Given task:
Quote the whole listing word for word. Do not include the pictures.

Stored data:
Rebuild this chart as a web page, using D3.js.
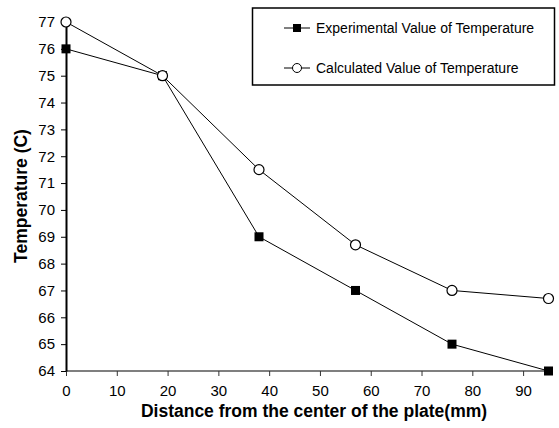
<!DOCTYPE html>
<html><head><meta charset="utf-8">
<script src="https://cdn.jsdelivr.net/npm/d3@7/dist/d3.min.js"></script>
<style>body{margin:0;background:#fff}svg{display:block}text{font-family:"Liberation Sans",Arial,sans-serif}</style>
</head><body><svg id="c" width="559" height="428"></svg>
<script>
const distances = [0, 19, 38, 57, 76, 95];
const experimental = [76, 75, 69, 67, 65, 64];
const calculated = [77, 75, 71.5, 68.7, 67, 66.7];
const xTicks = [0, 10, 20, 30, 40, 50, 60, 70, 80, 90];
const yTicks = [64, 65, 66, 67, 68, 69, 70, 71, 72, 73, 74, 75, 76, 77];
const seriesNames = ["Experimental Value of Temperature", "Calculated Value of Temperature"];

const svg = d3.select("#c");
const x = d3.scaleLinear().domain([0, 95]).range([66, 548.5]);
const y = d3.scaleLinear().domain([64, 77]).range([371, 22]);

// x axis
const xa = svg.append("g").attr("transform", "translate(0,371)")
  .call(d3.axisBottom(x).tickValues(xTicks).tickSize(5).tickPadding(9).tickSizeOuter(0));
xa.select(".domain").attr("stroke", "#555").attr("stroke-width", 1.5).attr("d", "M66,0H553");
xa.selectAll("line").attr("stroke", "#333");
xa.selectAll("text").attr("font-size", 15).attr("fill", "#000");

// y axis
const ya = svg.append("g").attr("transform", "translate(66,0)")
  .call(d3.axisLeft(y).tickValues(yTicks).tickSize(5).tickPadding(6).tickSizeOuter(0));
ya.select(".domain").attr("stroke", "#000").attr("stroke-width", 2);
ya.selectAll("line").attr("stroke", "#000");
ya.selectAll("text").attr("font-size", 15).attr("fill", "#000");

// titles
svg.append("text").attr("x", 314).attr("y", 417).attr("text-anchor", "middle")
  .attr("font-size", 17.5).attr("font-weight", "bold").text("Distance from the center of the plate(mm)");
svg.append("text").attr("transform", "translate(27,196) rotate(-90)").attr("text-anchor", "middle")
  .attr("font-size", 17.5).attr("font-weight", "bold").text("Temperature (C)");

const line = d3.line().x((d, i) => x(distances[i])).y(d => y(d));
svg.append("path").datum(experimental).attr("d", line).attr("fill", "none").attr("stroke", "#000").attr("stroke-width", 1);
svg.append("path").datum(calculated).attr("d", line).attr("fill", "none").attr("stroke", "#000").attr("stroke-width", 1);

svg.selectAll(".sq").data(experimental).enter().append("rect")
  .attr("x", (d, i) => x(distances[i]) - 4.5).attr("y", d => y(d) - 4.5)
  .attr("width", 9).attr("height", 9).attr("fill", "#000");
svg.selectAll(".ci").data(calculated).enter().append("circle")
  .attr("cx", (d, i) => x(distances[i])).attr("cy", d => y(d)).attr("r", 5)
  .attr("fill", "#fff").attr("stroke", "#000").attr("stroke-width", 1.2);

// legend
const lg = svg.append("g");
lg.append("rect").attr("x", 252.5).attr("y", 8).attr("width", 302).attr("height", 77)
  .attr("fill", "#fff").attr("stroke", "#000").attr("stroke-width", 1.5);
[28, 68].forEach((ly, i) => {
  lg.append("line").attr("x1", 284).attr("x2", 310).attr("y1", ly).attr("y2", ly).attr("stroke", "#000");
  if (i === 0) lg.append("rect").attr("x", 293).attr("y", ly - 4).attr("width", 8).attr("height", 8).attr("fill", "#000");
  else lg.append("circle").attr("cx", 297).attr("cy", ly).attr("r", 4.5).attr("fill", "#fff").attr("stroke", "#000");
  lg.append("text").attr("x", 316).attr("y", ly + 5).attr("font-size", 14).text(seriesNames[i]);
});
</script></body></html>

Written solution:
Rebuild this chart as a web page, using D3.js.
<!DOCTYPE html>
<html><head><meta charset="utf-8">
<script src="https://cdn.jsdelivr.net/npm/d3@7/dist/d3.min.js"></script>
<style>body{margin:0;background:#fff}svg{display:block}text{font-family:"Liberation Sans",Arial,sans-serif}</style>
</head><body><svg id="c" width="559" height="428"></svg>
<script>
const distances = [0, 19, 38, 57, 76, 95];
const experimental = [76, 75, 69, 67, 65, 64];
const calculated = [77, 75, 71.5, 68.7, 67, 66.7];
const xTicks = [0, 10, 20, 30, 40, 50, 60, 70, 80, 90];
const yTicks = [64, 65, 66, 67, 68, 69, 70, 71, 72, 73, 74, 75, 76, 77];
const seriesNames = ["Experimental Value of Temperature", "Calculated Value of Temperature"];

const svg = d3.select("#c");
const x = d3.scaleLinear().domain([0, 95]).range([66, 548.5]);
const y = d3.scaleLinear().domain([64, 77]).range([371, 22]);

// x axis
const xa = svg.append("g").attr("transform", "translate(0,371)")
  .call(d3.axisBottom(x).tickValues(xTicks).tickSize(5).tickPadding(9).tickSizeOuter(0));
xa.select(".domain").attr("stroke", "#555").attr("stroke-width", 1.5).attr("d", "M66,0H553");
xa.selectAll("line").attr("stroke", "#333");
xa.selectAll("text").attr("font-size", 15).attr("fill", "#000");

// y axis
const ya = svg.append("g").attr("transform", "translate(66,0)")
  .call(d3.axisLeft(y).tickValues(yTicks).tickSize(5).tickPadding(6).tickSizeOuter(0));
ya.select(".domain").attr("stroke", "#000").attr("stroke-width", 2);
ya.selectAll("line").attr("stroke", "#000");
ya.selectAll("text").attr("font-size", 15).attr("fill", "#000");

// titles
svg.append("text").attr("x", 314).attr("y", 417).attr("text-anchor", "middle")
  .attr("font-size", 17.5).attr("font-weight", "bold").text("Distance from the center of the plate(mm)");
svg.append("text").attr("transform", "translate(27,196) rotate(-90)").attr("text-anchor", "middle")
  .attr("font-size", 17.5).attr("font-weight", "bold").text("Temperature (C)");

const line = d3.line().x((d, i) => x(distances[i])).y(d => y(d));
svg.append("path").datum(experimental).attr("d", line).attr("fill", "none").attr("stroke", "#000").attr("stroke-width", 1);
svg.append("path").datum(calculated).attr("d", line).attr("fill", "none").attr("stroke", "#000").attr("stroke-width", 1);

svg.selectAll(".sq").data(experimental).enter().append("rect")
  .attr("x", (d, i) => x(distances[i]) - 4.5).attr("y", d => y(d) - 4.5)
  .attr("width", 9).attr("height", 9).attr("fill", "#000");
svg.selectAll(".ci").data(calculated).enter().append("circle")
  .attr("cx", (d, i) => x(distances[i])).attr("cy", d => y(d)).attr("r", 5)
  .attr("fill", "#fff").attr("stroke", "#000").attr("stroke-width", 1.2);

// legend
const lg = svg.append("g");
lg.append("rect").attr("x", 252.5).attr("y", 8).attr("width", 302).attr("height", 77)
  .attr("fill", "#fff").attr("stroke", "#000").attr("stroke-width", 1.5);
[28, 68].forEach((ly, i) => {
  lg.append("line").attr("x1", 284).attr("x2", 310).attr("y1", ly).attr("y2", ly).attr("stroke", "#000");
  if (i === 0) lg.append("rect").attr("x", 293).attr("y", ly - 4).attr("width", 8).attr("height", 8).attr("fill", "#000");
  else lg.append("circle").attr("cx", 297).attr("cy", ly).attr("r", 4.5).attr("fill", "#fff").attr("stroke", "#000");
  lg.append("text").attr("x", 316).attr("y", ly + 5).attr("font-size", 14).text(seriesNames[i]);
});
</script></body></html>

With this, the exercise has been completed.